Records with drawing code
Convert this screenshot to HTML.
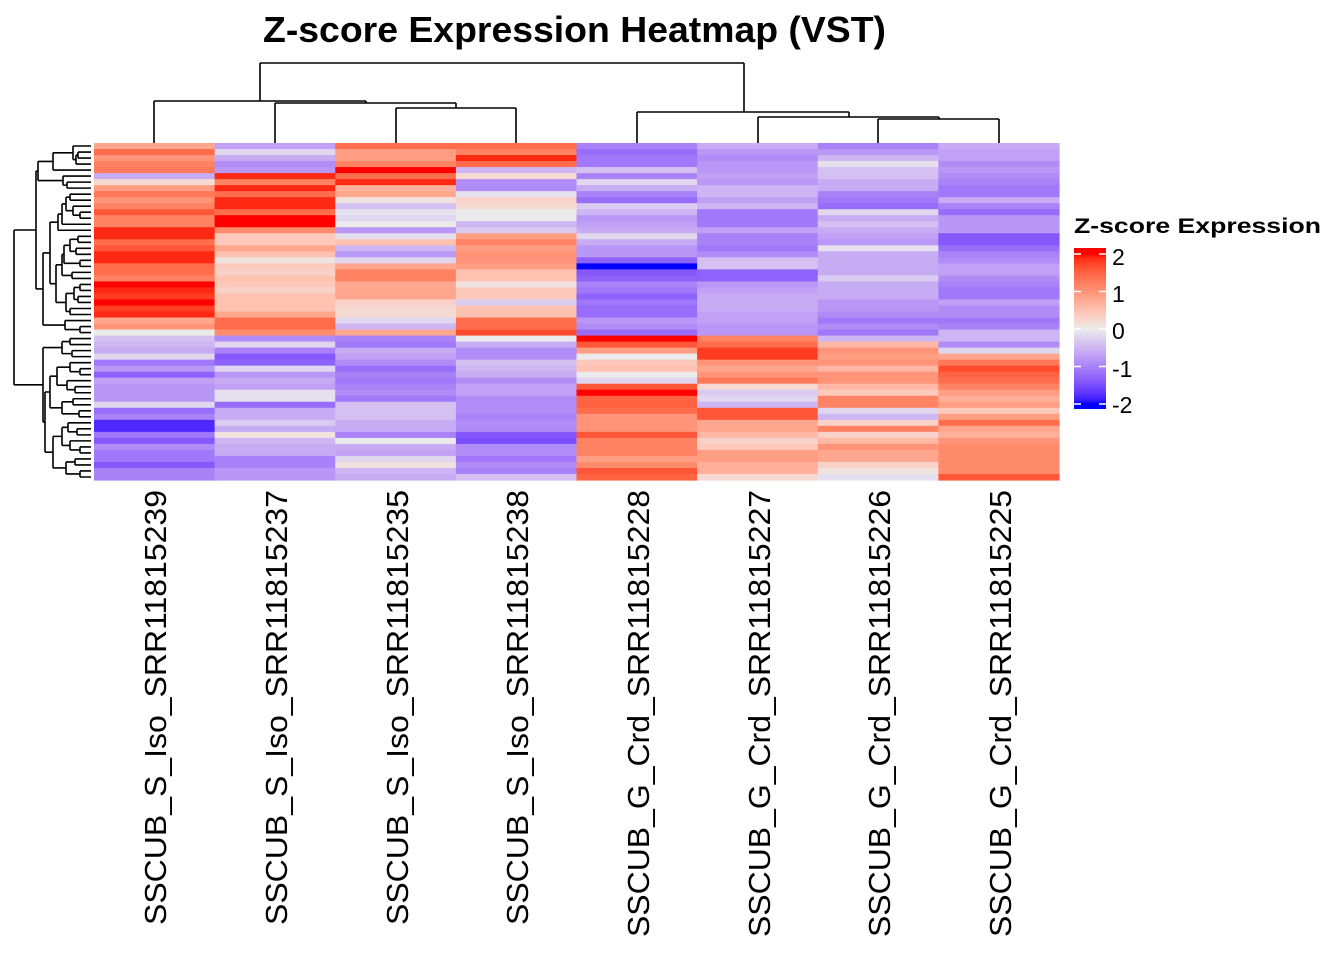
<!DOCTYPE html>
<html><head><meta charset="utf-8"><style>
html,body{margin:0;padding:0;background:#fff;}
svg{display:block;}
text{font-family:"Liberation Sans",Arial,sans-serif;}
</style></head><body>
<svg id="s" width="1344" height="960" xmlns="http://www.w3.org/2000/svg">
<defs><linearGradient id="lg" x1="0" y1="0" x2="0" y2="1"></linearGradient></defs>
<text x="263" y="42" font-size="36" font-weight="bold" textLength="623" lengthAdjust="spacingAndGlyphs">Z-score Expression Heatmap (VST)</text>
<g id="hm"></g><g id="dend" stroke="#000" stroke-width="1.6" fill="none"></g>
<text x="1074" y="233" font-size="21" font-weight="bold" textLength="247" lengthAdjust="spacingAndGlyphs">Z-score Expression</text>
<g id="leg"></g>
<g id="labs" font-size="31"></g>
</svg>
<script>
var C=[
[0.8,1.4,1.0,1.2,1.3,-0.6,0.2,0.9,1.3,1.0,1.2,1.6,1.2,1.2,1.9,1.9,1.4,1.6,1.9,1.9,1.4,1.4,1.2,2.0,1.9,1.8,2.0,1.8,1.9,0.8,1.0,0.0,-0.4,-0.5,-0.6,-0.2,-1.1,-0.8,-1.3,-0.7,-0.8,-0.8,-0.8,-0.2,-1.2,-1.0,-1.8,-1.8,-1.1,-1.4,-0.9,-1.1,-1.1,-1.4,-1.0,-1.0],
[-0.7,-0.2,-0.6,-0.9,-0.8,1.9,1.2,1.9,1.4,1.9,1.9,1.4,2.0,2.0,1.1,0.4,0.4,0.8,0.5,0.1,0.4,0.3,0.5,0.4,0.3,0.5,0.5,0.5,0.8,1.4,1.4,1.1,-0.9,-0.2,-1.0,-1.4,-1.3,-0.2,-0.8,-0.6,-0.7,-0.1,-0.1,-1.2,-0.6,-0.6,-0.3,-0.6,0.1,-0.5,-0.6,-0.6,-1.0,-1.0,-0.8,-0.8],
[1.4,0.9,0.9,1.2,2.0,1.4,1.9,0.7,0.8,0.1,-0.4,-0.1,-0.2,0.0,-0.8,-0.1,0.5,-0.5,-0.8,-0.2,0.8,1.2,1.2,0.8,0.8,0.8,0.3,0.2,0.2,-0.2,-0.5,0.8,-1.0,-1.1,-0.6,-0.7,-0.9,-1.2,-1.0,-1.1,-1.0,-0.9,-1.1,-0.4,-0.4,-0.4,-0.6,-0.6,-1.0,0.0,-0.6,-0.7,-0.2,0.1,-0.5,-0.6],
[1.4,1.2,1.9,1.4,-0.5,0.2,-0.9,-0.9,-0.1,0.3,0.2,0.0,0.0,-0.5,-0.3,0.9,1.2,0.9,1.0,1.0,0.9,0.5,0.5,0.1,0.4,0.4,-0.3,0.5,0.5,1.4,1.4,1.7,0.0,-0.6,-0.9,-0.9,-0.4,-0.5,-0.6,-0.9,-0.7,-0.7,-0.9,-0.9,-0.9,-1.0,-0.9,-0.9,-1.4,-1.5,-0.9,-0.9,-1.1,-0.9,-1.0,-0.4],
[-1.0,-1.2,-1.1,-1.1,-0.4,-1.0,-0.2,-0.6,-1.0,-1.2,-0.3,-0.5,-0.8,-0.7,-0.6,-0.2,-0.6,-0.8,-0.8,-1.3,-2.0,-1.4,-1.3,-1.0,-1.1,-1.3,-1.1,-1.2,-1.2,-0.8,-0.9,-1.2,2.0,1.6,0.9,0.0,0.4,0.5,0.0,-0.2,1.6,2.0,1.5,1.5,1.4,1.0,1.0,1.0,1.6,1.2,1.2,1.2,0.9,1.1,1.6,1.5],
[-0.6,-0.8,-0.9,-0.8,-0.8,-0.7,-0.8,-0.5,-0.5,-0.7,-0.5,-1.1,-1.1,-1.1,-0.7,-1.0,-1.0,-1.1,-0.9,-0.4,-0.4,-1.3,-1.3,-0.8,-0.7,-0.6,-0.6,-0.6,-0.7,-0.7,-0.8,-0.8,1.2,1.4,1.8,1.8,1.0,0.8,1.0,1.3,0.2,-0.3,-0.2,-0.5,1.6,1.6,0.8,0.8,0.6,0.3,0.4,0.9,0.9,0.7,0.7,0.2],
[-1.0,-0.8,-0.5,-0.1,-0.4,-0.4,-0.6,-0.6,-1.0,-1.1,-1.2,-0.2,-0.6,-0.4,-0.6,-0.7,-0.8,-0.1,-0.6,-0.6,-0.6,-0.6,-0.3,-0.6,-0.6,-0.6,-0.8,-0.8,-0.9,-1.1,-0.9,-1.1,-0.5,0.6,1.0,0.9,1.0,0.6,1.0,1.0,0.6,0.4,1.2,1.2,-0.2,-0.5,0.3,1.2,0.3,0.6,1.0,0.8,0.8,0.3,0.1,-0.1],
[-0.6,-0.7,-0.7,-0.9,-0.8,-0.9,-1.0,-1.1,-1.1,-0.6,-1.0,-1.2,-0.8,-0.8,-0.8,-1.4,-1.4,-1.2,-1.0,-0.9,-0.7,-0.7,-0.9,-1.0,-1.1,-1.1,-0.7,-0.9,-0.9,-1.1,-1.0,-0.5,-0.5,-0.9,-0.2,0.8,1.3,1.7,1.5,1.4,1.2,0.9,0.7,0.9,0.4,0.9,1.4,0.8,0.7,1.0,1.1,1.1,1.1,1.1,1.1,1.6]];
function lin(c){c/=255;return c<=0.04045?c/12.92:Math.pow((c+0.055)/1.055,2.4);}
function unl(c){c=c<=0.0031308?12.92*c:1.055*Math.pow(c,1/2.4)-0.055;return Math.max(0,Math.min(255,Math.round(c*255)));}
function f(t){return t>0.008856?Math.cbrt(t):7.787*t+16/116;}
function fi(t){return t>0.206893?t*t*t:(t-16/116)/7.787;}
function toLab(r,g,b){r=lin(r);g=lin(g);b=lin(b);
var X=(r*0.4124+g*0.3576+b*0.1805)/0.95047,Y=r*0.2126+g*0.7152+b*0.0722,Z=(r*0.0193+g*0.1192+b*0.9505)/1.08883;
return [116*f(Y)-16,500*(f(X)-f(Y)),200*(f(Y)-f(Z))];}
function toRgb(L){var fy=(L[0]+16)/116,fx=fy+L[1]/500,fz=fy-L[2]/200;
var X=fi(fx)*0.95047,Y=fi(fy),Z=fi(fz)*1.08883;
var r=X*3.2406-Y*1.5372-Z*0.4986,g=-X*0.9689+Y*1.8758+Z*0.0415,b=X*0.0557-Y*0.2040+Z*1.0570;
return 'rgb('+unl(r)+','+unl(g)+','+unl(b)+')';}
var B=toLab(0,0,255),M=toLab(235,235,235),R=toLab(255,0,0);
function col(v){v=Math.max(-2,Math.min(2,v));var a,b,t;if(v<0){a=M;b=B;t=-v/2;}else{a=M;b=R;t=v/2;}
return toRgb([a[0]+(b[0]-a[0])*t,a[1]+(b[1]-a[1])*t,a[2]+(b[2]-a[2])*t]);}
var NS='http://www.w3.org/2000/svg';
function el(p,n,at,txt){var e=document.createElementNS(NS,n);for(var k in at)e.setAttribute(k,at[k]);if(txt)e.textContent=txt;p.appendChild(e);return e;}
var hm=document.getElementById('hm'),X0=94,X1=1059,Y0=143,Y1=480,NR=56,cw=(X1-X0)/8,rh=(Y1-Y0)/NR;
for(var c=0;c<8;c++)for(var r=0;r<NR;r++){
el(hm,'rect',{x:(X0+c*cw).toFixed(2),y:(Y0+r*rh).toFixed(2),width:(cw+0.6).toFixed(2),height:(rh+0.6).toFixed(2),fill:col(C[c][r])});}
var d=document.getElementById('dend'),P='';
function L(x1,y1,x2,y2){P+='M'+x1+' '+y1+'L'+x2+' '+y2;}
var cx=[154,275,396,516,637,758,878,999];
L(260,63,744,63);L(260,63,260,101);L(744,63,744,112);
L(154,101,366,101);L(154,101,154,143);L(366,101,366,103);
L(275,103,456,103);L(275,103,275,143);L(456,103,456,108);
L(396,108,516,108);L(396,108,396,143);L(516,108,516,143);
L(637,112,849,112);L(637,112,637,143);L(849,112,849,117);
L(758,117,939,117);L(758,117,758,143);L(939,117,939,119);
L(878,119,999,119);L(878,119,878,143);L(999,119,999,143);
function n(x,a,b){return {x:x,a:a,b:b};}
var A=n(53,n(73,0,n(76,n(78,1,2),3)),4);
var Cc=n(63,5,n(67,6,7));
var AC=n(38,A,Cc);
var G1=n(62,n(66,n(70,8,9),n(73,10,n(80,11,12))),13);
var G1b=n(58,G1,14);
var G2a=n(64,n(70,n(78,15,16),n(76,17,18)),n(80,19,20));
var G2=n(56,n(62,G2a,n(72,21,22)),n(66,n(74,n(80,23,24),n(78,25,26)),n(70,27,28)));
var B1=n(50,G1b,G2);
var Bt=n(43,B1,n(65,29,n(80,30,31)));
var Top=n(36,AC,Bt);
var D=n(62,n(70,32,33),n(72,34,35));
var E1=n(57,n(70,36,n(80,37,38)),n(67,39,n(75,40,41)));
var E2=n(62,n(73,42,43),n(79,44,45));
var E3=n(62,n(68,46,n(77,47,48)),n(70,49,n(80,50,51)));
var E4=n(66,n(75,52,53),n(80,54,55));
var E=n(45,n(50,E1,E2),n(53,E3,E4));
var Bot=n(43,D,E);
var Root=n(14,Top,Bot);
function draw(t){if(typeof t==='number')return {x:91,y:Y0+(t+0.5)*rh};
var a=draw(t.a),b=draw(t.b);L(t.x,a.y,a.x,a.y);L(t.x,b.y,b.x,b.y);L(t.x,a.y,t.x,b.y);return {x:t.x,y:(a.y+b.y)/2};}
draw(Root);
el(d,'path',{d:P});
var g=document.getElementById('lg');
el(g,'stop',{offset:'0','stop-color':col(2)});
for(var i=0;i<=40;i++){var v=2-i/10;el(g,'stop',{offset:((254-248+(2-v)*37.5)/161).toFixed(4),'stop-color':col(v)});}
el(g,'stop',{offset:'1','stop-color':col(-2)});
var lg=document.getElementById('leg');
el(lg,'rect',{x:1074,y:248,width:32,height:161,fill:'url(#lg)'});
var ty=[254,291.5,329,366.5,404],tl=['2','1','0','-1','-2'],bl=[265,302,339,377,413];
for(var i=0;i<5;i++){el(lg,'line',{x1:1074,x2:1081,y1:ty[i],y2:ty[i],stroke:'#fff','stroke-width':1.5});
el(lg,'line',{x1:1099,x2:1106,y1:ty[i],y2:ty[i],stroke:'#fff','stroke-width':1.5});
el(lg,'text',{x:1112,y:bl[i],'font-size':23},tl[i]);}
var labs=document.getElementById('labs');
var names=['SSCUB_S_Iso_SRR11815239','SSCUB_S_Iso_SRR11815237','SSCUB_S_Iso_SRR11815235','SSCUB_S_Iso_SRR11815238','SSCUB_G_Crd_SRR11815228','SSCUB_G_Crd_SRR11815227','SSCUB_G_Crd_SRR11815226','SSCUB_G_Crd_SRR11815225'];
for(var i=0;i<8;i++){var bx=cx[i]+12,len=i<4?435:447;
el(labs,'text',{transform:'translate('+bx+',490) rotate(-90)','text-anchor':'end',x:0,y:0,textLength:len,lengthAdjust:'spacingAndGlyphs'},names[i]);}
</script>
</body></html>
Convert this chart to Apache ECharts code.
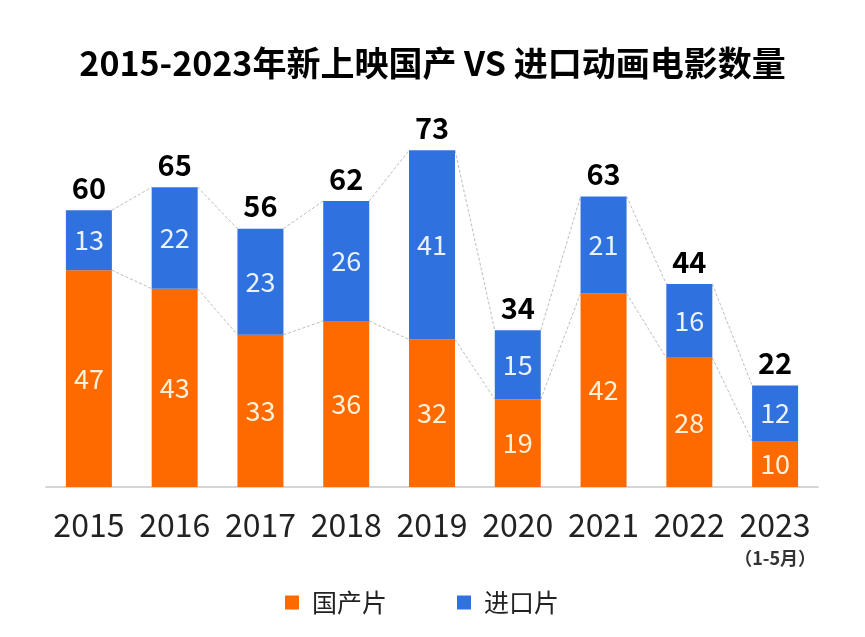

## Given exercise
Pick out every line with the string "Convert" and copy it.

## Response to this task
Convert this screenshot to HTML.
Convert this chart to Apache ECharts code.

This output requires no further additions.